What is expected
In the material below, list every line carrying the string "matplotlib".

::: Data excerpt :::

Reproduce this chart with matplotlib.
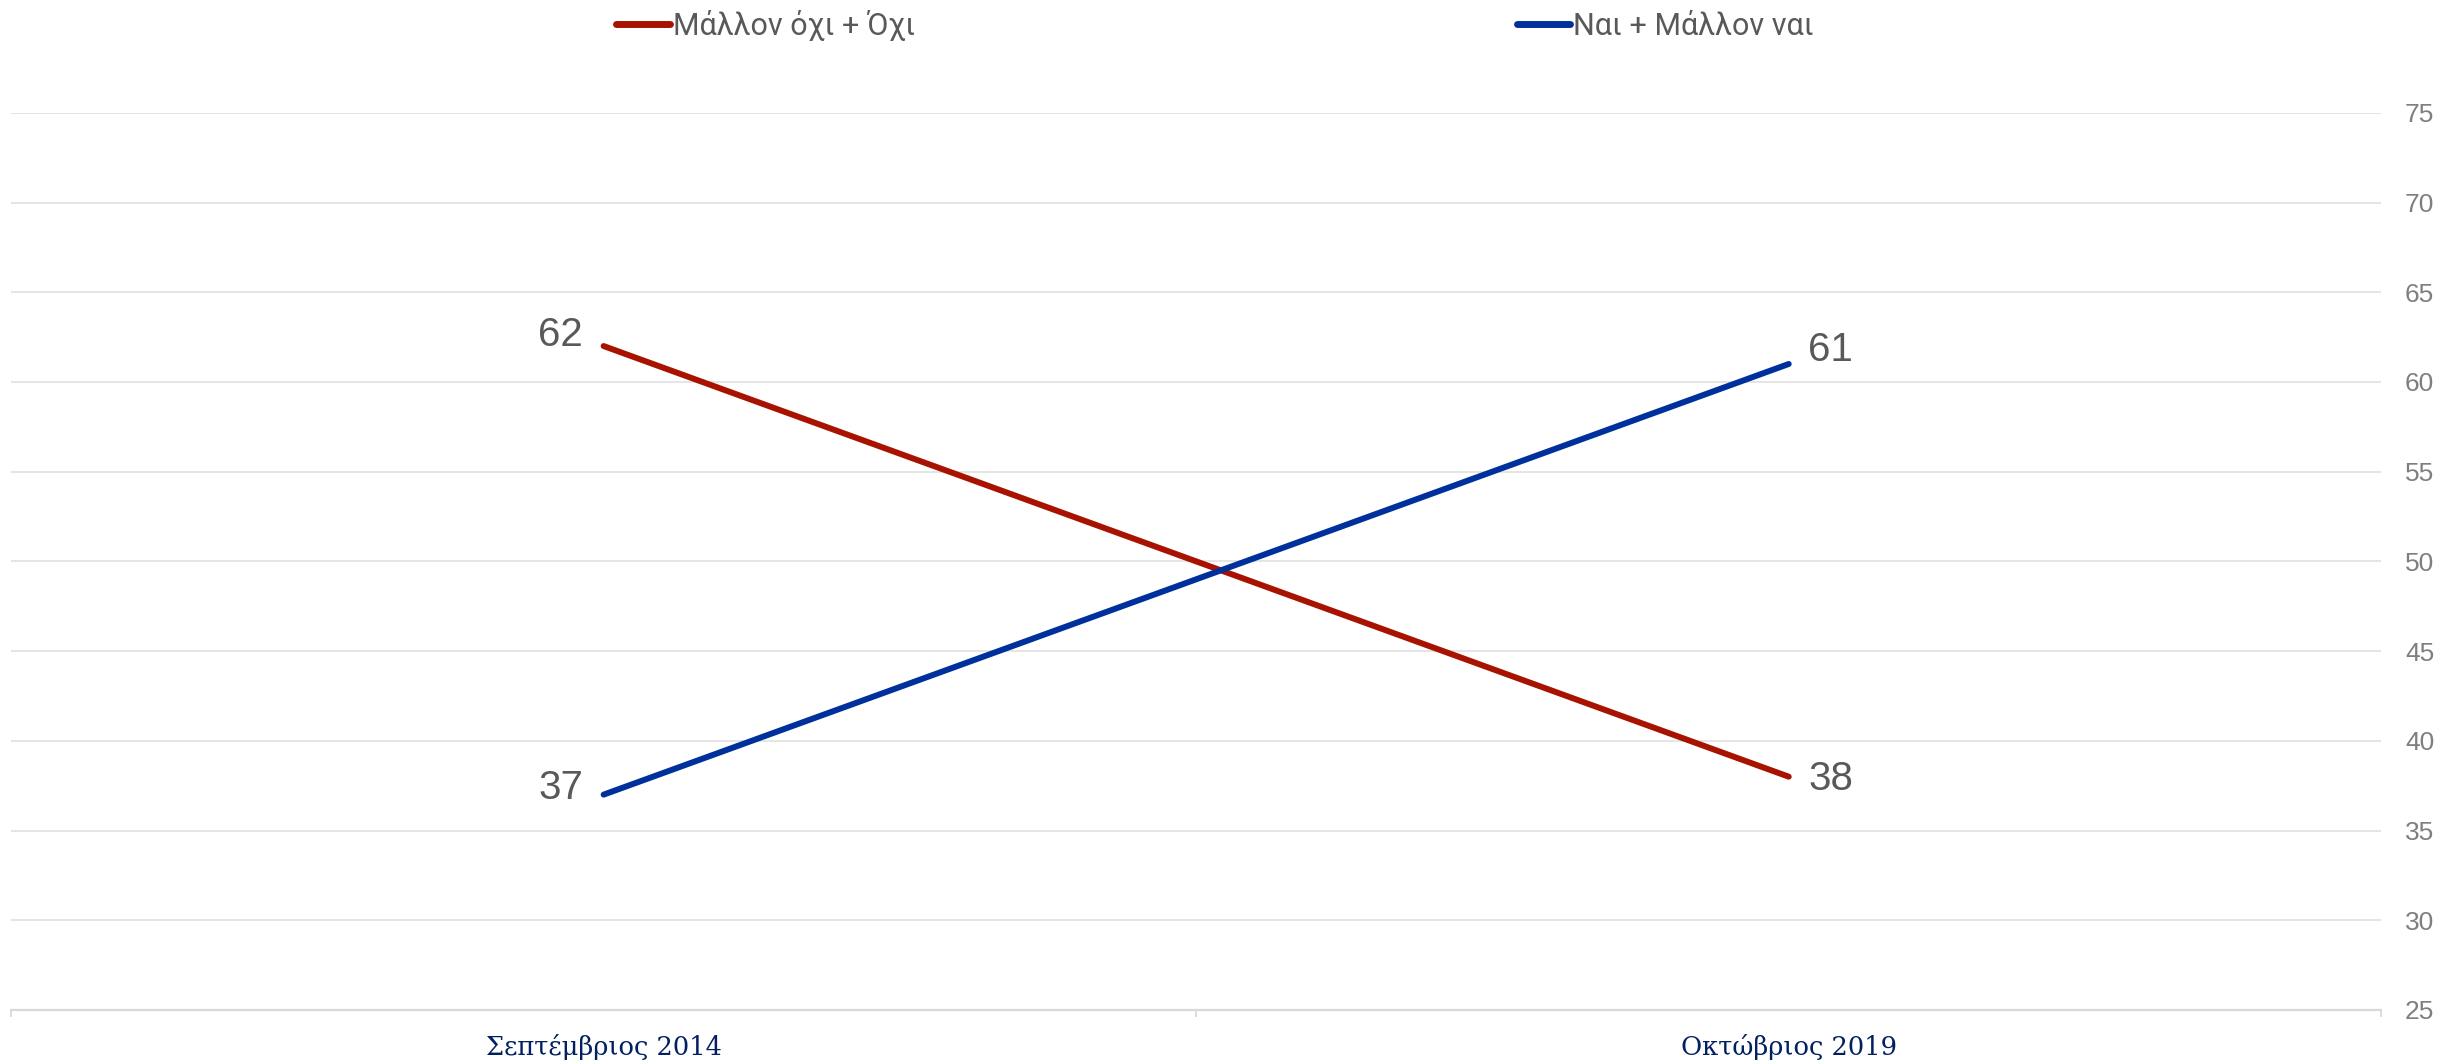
import matplotlib.pyplot as plt

periods = ["Σεπτέμβριος 2014", "Οκτώβριος 2019"]
no_vals = [62, 38]
yes_vals = [37, 61]
series_names = ["Μάλλον όχι + Όχι", "Ναι + Μάλλον ναι"]
y_ticks = [25, 30, 35, 40, 45, 50, 55, 60, 65, 70, 75]

red = "#A81200"
blue = "#00309C"

fig = plt.figure(figsize=(24.6, 10.64), dpi=100)
ax = fig.add_axes([0.0045, 0.0508, 0.9635, 0.8432])

x = list(range(len(periods)))
l1, = ax.plot(x, no_vals, color=red, lw=4.3, solid_capstyle="round", label=series_names[0])
l2, = ax.plot(x, yes_vals, color=blue, lw=4.3, solid_capstyle="round", label=series_names[1])

# data labels: left point labels sit to the left, right point labels to the right
for i, (a, b) in enumerate(zip(no_vals, yes_vals)):
    dx = -31 if i == 0 else 30
    for v, dy in ((a, 8 if i == 0 else -2), (b, 5 if i == 0 else 10)):
        ax.annotate(str(v), (i, v), xytext=(dx, dy), textcoords="offset points",
                    ha="center", va="center", fontsize=29, color="#595959",
                    family="Liberation Sans")

ax.set_xlim(-0.5, 1.5)
ax.set_ylim(25, 75)
ax.set_yticks(y_ticks)
ax.yaxis.tick_right()
ax.tick_params(axis="y", length=0, pad=17, labelsize=19, labelcolor="#7f7f7f")
for lab in ax.get_yticklabels():
    lab.set_family("Liberation Sans")

ax.set_xticks([-0.5, 0.5, 1.5])
ax.set_xticklabels([])
ax.set_xticks(x, minor=True)
ax.set_xticklabels(periods, minor=True, fontsize=18.5, color="#002060", family="DejaVu Serif")
ax.tick_params(axis="x", which="major", length=5, width=1.3, color="#d9d9d9")
ax.tick_params(axis="x", which="minor", length=0, pad=17)

ax.grid(axis="y", color="#e0e0e0", lw=1.2)
ax.set_axisbelow(True)
for s in ["top", "left", "right"]:
    ax.spines[s].set_visible(False)
ax.spines["bottom"].set_color("#d9d9d9")
ax.spines["bottom"].set_linewidth(1.6)

leg = fig.legend(handles=[l1, l2], loc="center", bbox_to_anchor=(0.494, 0.976), ncol=2,
                 frameon=False, handlelength=1.75, handletextpad=0.1, columnspacing=19.7,
                 prop={"family": "Roboto", "size": 22}, labelcolor="#595959")
for h in leg.legend_handles:
    h.set_linewidth(5)

fig.savefig("out.png", dpi=100)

:::

Expected answer
Reproduce this chart with matplotlib.
import matplotlib.pyplot as plt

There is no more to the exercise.